--- OBJECTIVE ---
Reproduce the lines exactly, beginning with the line that has "Reproduce this chart with D3.js." and ending with the line that has "const series = [counts2229, counts3133, counts3436, counts3639];". Images are left out.

↓↓↓

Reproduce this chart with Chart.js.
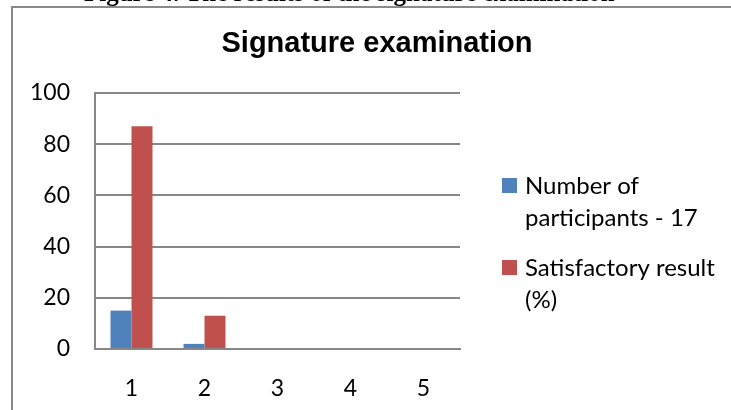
<!DOCTYPE html>
<html>
<head>
<meta charset="utf-8">
<script src="https://cdn.jsdelivr.net/npm/chart.js@4/dist/chart.umd.min.js"></script>
<style>
  html, body { margin: 0; padding: 0; background: #ffffff; }
  #wrap { width: 731px; height: 410px; position: relative; }
</style>
</head>
<body>
<div id="wrap"><canvas id="chart" width="731" height="410"></canvas></div>
<script>
// Categories along the x axis
const categories = ['1', '2', '3', '4', '5'];
// Series values
const participants = [15, 2, 0, 0, 0];
const satisfactory = [87, 13, 0, 0, 0];
// Legend labels (each split over two lines)
const participantsLabel = ['Number of', 'participants - 17'];
const satisfactoryLabel = ['Satisfactory result', '(%)'];
// Value axis ticks
const yTicks = [0, 20, 40, 60, 80, 100];

const captionText = 'Figure 4. The results of the signature examination';
const titleText = 'Signature examination';

const GRID = '#878787';
const BLUE = '#4F81BD';
const RED = '#C0504D';
const LABEL_FONT = 'Lato, "Open Sans", sans-serif';

// Frame around the chart plus the caption line above it
const framePlugin = {
  id: 'frame',
  beforeDraw(chart) {
    const ctx = chart.ctx;
    ctx.save();
    ctx.fillStyle = '#ffffff';
    ctx.fillRect(0, 0, chart.width, chart.height);
    ctx.strokeStyle = '#8a8a8a';
    ctx.lineWidth = 2;
    ctx.strokeRect(12, 7, chart.width + 20, chart.height + 20);
    ctx.fillStyle = '#000000';
    ctx.font = 'bold 25px "Liberation Serif", serif';
    ctx.textBaseline = 'alphabetic';
    ctx.textAlign = 'left';
    ctx.fillText(captionText, 84, 1);
    ctx.restore();
  }
};

// Chart title centred over the whole frame
const titlePlugin = {
  id: 'centredTitle',
  afterDraw(chart) {
    const ctx = chart.ctx;
    ctx.save();
    ctx.fillStyle = '#000000';
    ctx.font = 'bold 29px "Liberation Sans", Arial, sans-serif';
    ctx.textAlign = 'center';
    ctx.textBaseline = 'middle';
    ctx.fillText(titleText, 377, 44);
    ctx.restore();
  }
};

// Legend drawn to the right of the plot, with wrapped labels
const sideLegend = {
  id: 'sideLegend',
  afterDraw(chart) {
    const ctx = chart.ctx;
    ctx.save();
    ctx.font = '24px ' + LABEL_FONT;
    ctx.textBaseline = 'middle';
    ctx.textAlign = 'left';
    const x0 = chart.chartArea.right + 42;
    let y = 185;
    chart.data.datasets.forEach((ds) => {
      ctx.fillStyle = ds.backgroundColor;
      ctx.fillRect(x0, y - 7, 15, 15);
      ctx.fillStyle = '#000000';
      const lines = Array.isArray(ds.label) ? ds.label : [ds.label];
      lines.forEach((line, i) => {
        ctx.fillText(line, x0 + 23, y + 1 + i * 32);
      });
      y += lines.length * 32 + 18;
    });
    ctx.restore();
  }
};

new Chart(document.getElementById('chart'), {
  type: 'bar',
  data: {
    labels: categories,
    datasets: [
      { label: participantsLabel, data: participants, backgroundColor: BLUE },
      { label: satisfactoryLabel, data: satisfactory, backgroundColor: RED }
    ]
  },
  options: {
    responsive: false,
    animation: false,
    layout: { padding: { left: 0, right: 271, top: 93, bottom: 0 } },
    datasets: {
      bar: { categoryPercentage: 0.575, barPercentage: 1.0 }
    },
    plugins: {
      legend: { display: false },
      tooltip: { enabled: false },
      title: { display: false }
    },
    scales: {
      x: {
        grid: { display: false, drawTicks: false },
        border: { display: true, color: GRID, width: 2 },
        ticks: { color: '#000000', font: { family: LABEL_FONT, size: 23 }, padding: 26 },
        afterFit(scale) { scale.height = 61; }
      },
      y: {
        min: 0,
        max: 100,
        afterBuildTicks(scale) { scale.ticks = yTicks.map(v => ({ value: v })); },
        grid: { color: GRID, lineWidth: 2, drawTicks: false },
        border: { display: true, color: GRID, width: 2 },
        ticks: { color: '#000000', font: { family: LABEL_FONT, size: 23 }, padding: 25 },
        afterFit(scale) { scale.width = 95; }
      }
    }
  },
  plugins: [framePlugin, titlePlugin, sideLegend]
});
</script>
</body>
</html>
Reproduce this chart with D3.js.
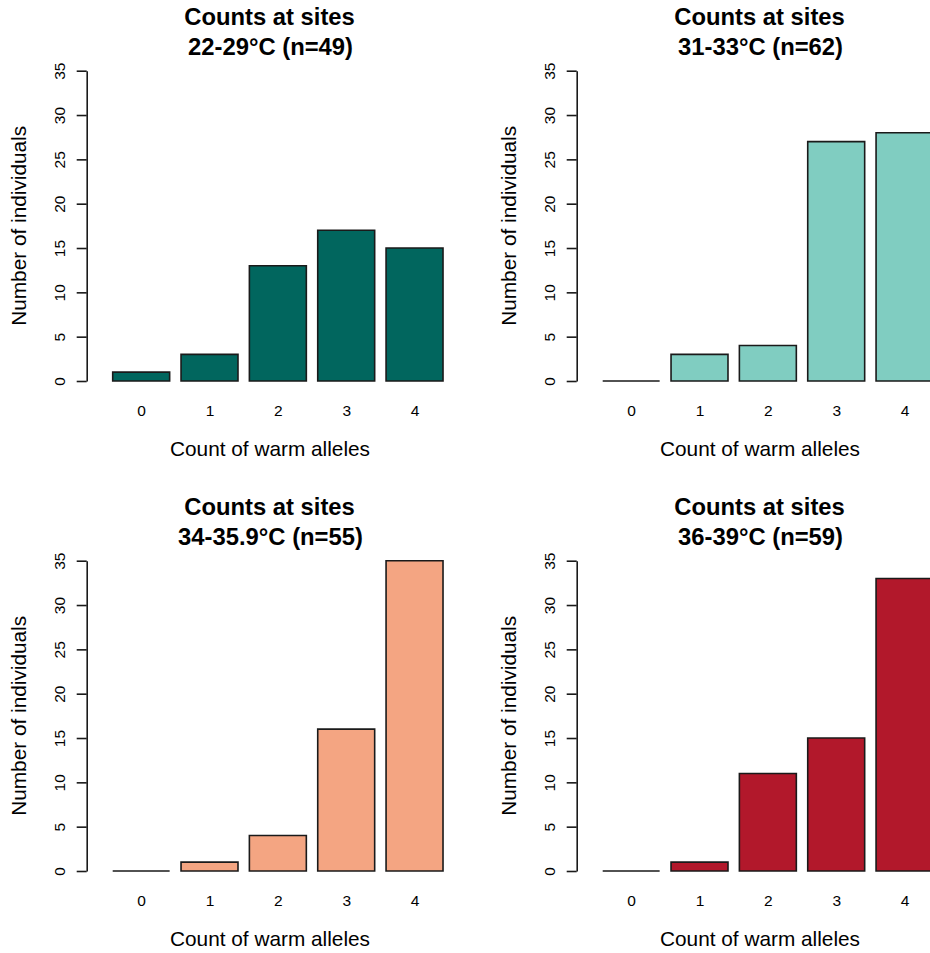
<!DOCTYPE html>
<html>
<head>
<meta charset="utf-8">
<script src="https://cdn.jsdelivr.net/npm/d3@7"></script>
<style>
  html, body { margin: 0; padding: 0; background: #fff; overflow: hidden; }
  svg { display: block; }
  text { font-family: "Liberation Sans", Arial, sans-serif; fill: #000; }
</style>
</head>
<body>
<svg id="chart" width="930" height="953"></svg>
<script>
// ---- data ----
const categories = ["0", "1", "2", "3", "4"];
const titleLine1 = "Counts at sites";
const panelRanges = ["22-29°C (n=49)", "31-33°C (n=62)", "34-35.9°C (n=55)", "36-39°C (n=59)"];
const counts2229 = [1, 3, 13, 17, 15];
const counts3133 = [0, 3, 4, 27, 28];
const counts3436 = [0, 1, 4, 16, 35];
const counts3639 = [0, 1, 11, 15, 33];
const panelColors = ["#01665E", "#80CDC1", "#F4A582", "#B2182B"];
const yTicks = [0, 5, 10, 15, 20, 25, 30, 35];
const xLabel = "Count of warm alleles";
const yLabel = "Number of individuals";

const series = [counts2229, counts3133, counts3436, counts3639];

// ---- layout ----
const svg = d3.select("#chart");
const panelW = 490, panelH = 490;
const plotLeft = 86.7, plotRight = 452.3, plotTop = 70.7, plotBottom = 381;
const centerX = 269.5;

const x = d3.scaleLinear().domain([-0.2565, 6.163]).range([plotLeft, plotRight]);
const y = d3.scaleLinear().domain([0, 35]).range([plotBottom, plotTop]);
const space = 0.2, barW = 1;

series.forEach((vals, p) => {
  const col = p % 2, row = Math.floor(p / 2);
  const g = svg.append("g").attr("transform", `translate(${col * panelW},${row * panelH})`);

  // bars (as closed paths so zero-height bars still show as a line, like R)
  g.selectAll("path.bar")
    .data(vals)
    .join("path")
    .attr("class", "bar")
    .attr("d", (d, i) => {
      const x0 = x(space + i * (barW + space));
      const x1 = x(space + i * (barW + space) + barW);
      const y0 = y(0), y1 = y(d);
      return `M${x0},${y0}H${x1}V${y1}H${x0}Z`;
    })
    .attr("fill", panelColors[p])
    .attr("stroke", "#1a1a1a")
    .attr("stroke-width", 1.6)
    .attr("stroke-linejoin", "miter");

  // y axis
  const yAxis = d3.axisLeft(y).tickValues(yTicks).tickSize(10).tickSizeOuter(0).tickFormat(d3.format("d"));
  const ya = g.append("g").attr("transform", `translate(${plotLeft},0)`).call(yAxis);
  ya.select(".domain").attr("stroke", "#1a1a1a").attr("stroke-width", 1.6);
  ya.selectAll(".tick line").attr("stroke", "#1a1a1a").attr("stroke-width", 1.6);
  ya.selectAll(".tick text")
    .attr("transform", "rotate(-90)")
    .attr("x", 0)
    .attr("y", -21.5)
    .attr("dy", 0)
    .attr("text-anchor", "middle")
    .style("font-size", "15.5px")
    .style("font-family", "'Liberation Sans', Arial, sans-serif")
    .attr("fill", "#000");

  // x category labels (no axis line in base barplot)
  const centers = categories.map((c, i) => space + i * (barW + space) + barW / 2);
  const xAxis = d3.axisBottom(x).tickValues(centers).tickSize(0).tickFormat((d, i) => categories[i]);
  const xa = g.append("g").attr("transform", `translate(0,${plotBottom})`).call(xAxis);
  xa.select(".domain").remove();
  xa.selectAll(".tick text")
    .attr("y", 35)
    .attr("dy", 0)
    .style("font-size", "15.5px")
    .style("font-family", "'Liberation Sans', Arial, sans-serif")
    .attr("fill", "#000");

  // titles
  g.append("text")
    .attr("x", centerX).attr("y", 24.8)
    .attr("text-anchor", "middle")
    .style("font-size", "23.8px").style("font-weight", "bold")
    .text(titleLine1);
  g.append("text")
    .attr("x", centerX + 1).attr("y", 54.6)
    .attr("text-anchor", "middle")
    .style("font-size", "23.8px").style("font-weight", "bold")
    .text(panelRanges[p]);

  // axis titles
  g.append("text")
    .attr("x", centerX + 0.5).attr("y", 455.5)
    .attr("text-anchor", "middle")
    .style("font-size", "20.8px")
    .text(xLabel);
  g.append("text")
    .attr("transform", `translate(26,${(plotTop + plotBottom) / 2}) rotate(-90)`)
    .attr("text-anchor", "middle")
    .style("font-size", "20.8px")
    .text(yLabel);
});
</script>
</body>
</html>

↑↑↑

--- EXERCISE RESPONSE ---
Reproduce this chart with D3.js.
<!DOCTYPE html>
<html>
<head>
<meta charset="utf-8">
<script src="https://cdn.jsdelivr.net/npm/d3@7"></script>
<style>
  html, body { margin: 0; padding: 0; background: #fff; overflow: hidden; }
  svg { display: block; }
  text { font-family: "Liberation Sans", Arial, sans-serif; fill: #000; }
</style>
</head>
<body>
<svg id="chart" width="930" height="953"></svg>
<script>
// ---- data ----
const categories = ["0", "1", "2", "3", "4"];
const titleLine1 = "Counts at sites";
const panelRanges = ["22-29°C (n=49)", "31-33°C (n=62)", "34-35.9°C (n=55)", "36-39°C (n=59)"];
const counts2229 = [1, 3, 13, 17, 15];
const counts3133 = [0, 3, 4, 27, 28];
const counts3436 = [0, 1, 4, 16, 35];
const counts3639 = [0, 1, 11, 15, 33];
const panelColors = ["#01665E", "#80CDC1", "#F4A582", "#B2182B"];
const yTicks = [0, 5, 10, 15, 20, 25, 30, 35];
const xLabel = "Count of warm alleles";
const yLabel = "Number of individuals";

const series = [counts2229, counts3133, counts3436, counts3639];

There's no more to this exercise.